Reproduce every record exactly as it appears, but not the pictures.

Dataset entries
***

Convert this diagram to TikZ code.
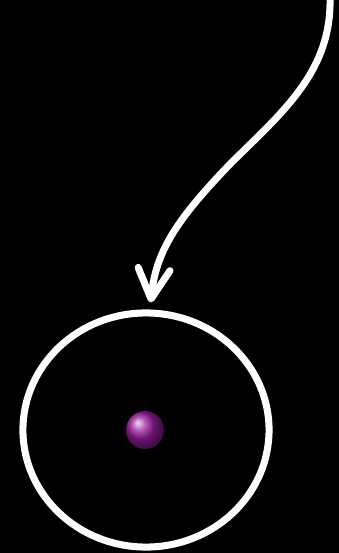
\documentclass[tikz,border=0pt]{standalone}
\usetikzlibrary{arrows.meta, positioning, shapes.geometric, calc}
\definecolor{cbg}{HTML}{000000}
\definecolor{cline}{HTML}{FFFFFF}
\definecolor{cpurple}{HTML}{9A1C9E}
\tikzset{
  every picture/.style={line width=2pt},
  ring/.style={ellipse, draw=cline, line width=2pt, inner sep=0pt, minimum width=2.46cm, minimum height=2.34cm},
  ballnode/.style={circle, inner sep=0pt, minimum size=0.38cm, shading=ball, ball color=#1},
  ballnode/.default=cpurple,
  arrow/.style={-{Straight Barb[length=3mm, width=3.2mm, line cap=round, line join=round]}, draw=cline, line width=2pt, line cap=round},
}
\begin{document}
\begin{tikzpicture}[x=0.01cm, y=-0.01cm]
  \fill[cbg] (0,0) rectangle (339,553);
  \useasboundingbox (0,0) rectangle (339,553);
  \node[ring] (r) at (146,430) {};
  \node[ballnode] (b) at (145,430) {};
  \coordinate (s) at (330,-3);
  \draw[arrow, shorten >=0.07cm] (s) .. controls (332,70) and (285,110) .. (232,162)
        .. controls (178,218) and (156,250) .. ($(r.north)+(4,0)$);
\end{tikzpicture}
\end{document}
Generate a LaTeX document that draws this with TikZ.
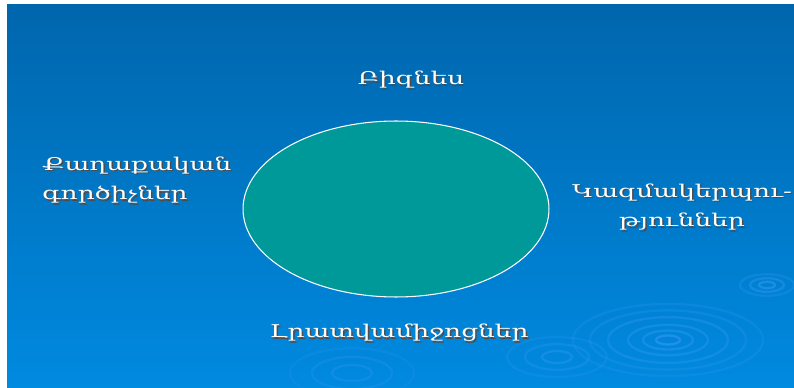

***

** Result **
Convert this diagram to TikZ code.
\documentclass[tikz,border=0pt]{standalone}
\usetikzlibrary{arrows.meta, positioning, shapes.geometric, calc}
\definecolor{cbg}{HTML}{000000}
\definecolor{cline}{HTML}{FFFFFF}
\definecolor{cpurple}{HTML}{9A1C9E}
\tikzset{
  every picture/.style={line width=2pt},
  ring/.style={ellipse, draw=cline, line width=2pt, inner sep=0pt, minimum width=2.46cm, minimum height=2.34cm},
  ballnode/.style={circle, inner sep=0pt, minimum size=0.38cm, shading=ball, ball color=#1},
  ballnode/.default=cpurple,
  arrow/.style={-{Straight Barb[length=3mm, width=3.2mm, line cap=round, line join=round]}, draw=cline, line width=2pt, line cap=round},
}
\begin{document}
\begin{tikzpicture}[x=0.01cm, y=-0.01cm]
  \fill[cbg] (0,0) rectangle (339,553);
  \useasboundingbox (0,0) rectangle (339,553);
  \node[ring] (r) at (146,430) {};
  \node[ballnode] (b) at (145,430) {};
  \coordinate (s) at (330,-3);
  \draw[arrow, shorten >=0.07cm] (s) .. controls (332,70) and (285,110) .. (232,162)
        .. controls (178,218) and (156,250) .. ($(r.north)+(4,0)$);
\end{tikzpicture}
\end{document}
Generate a LaTeX document that draws this with TikZ.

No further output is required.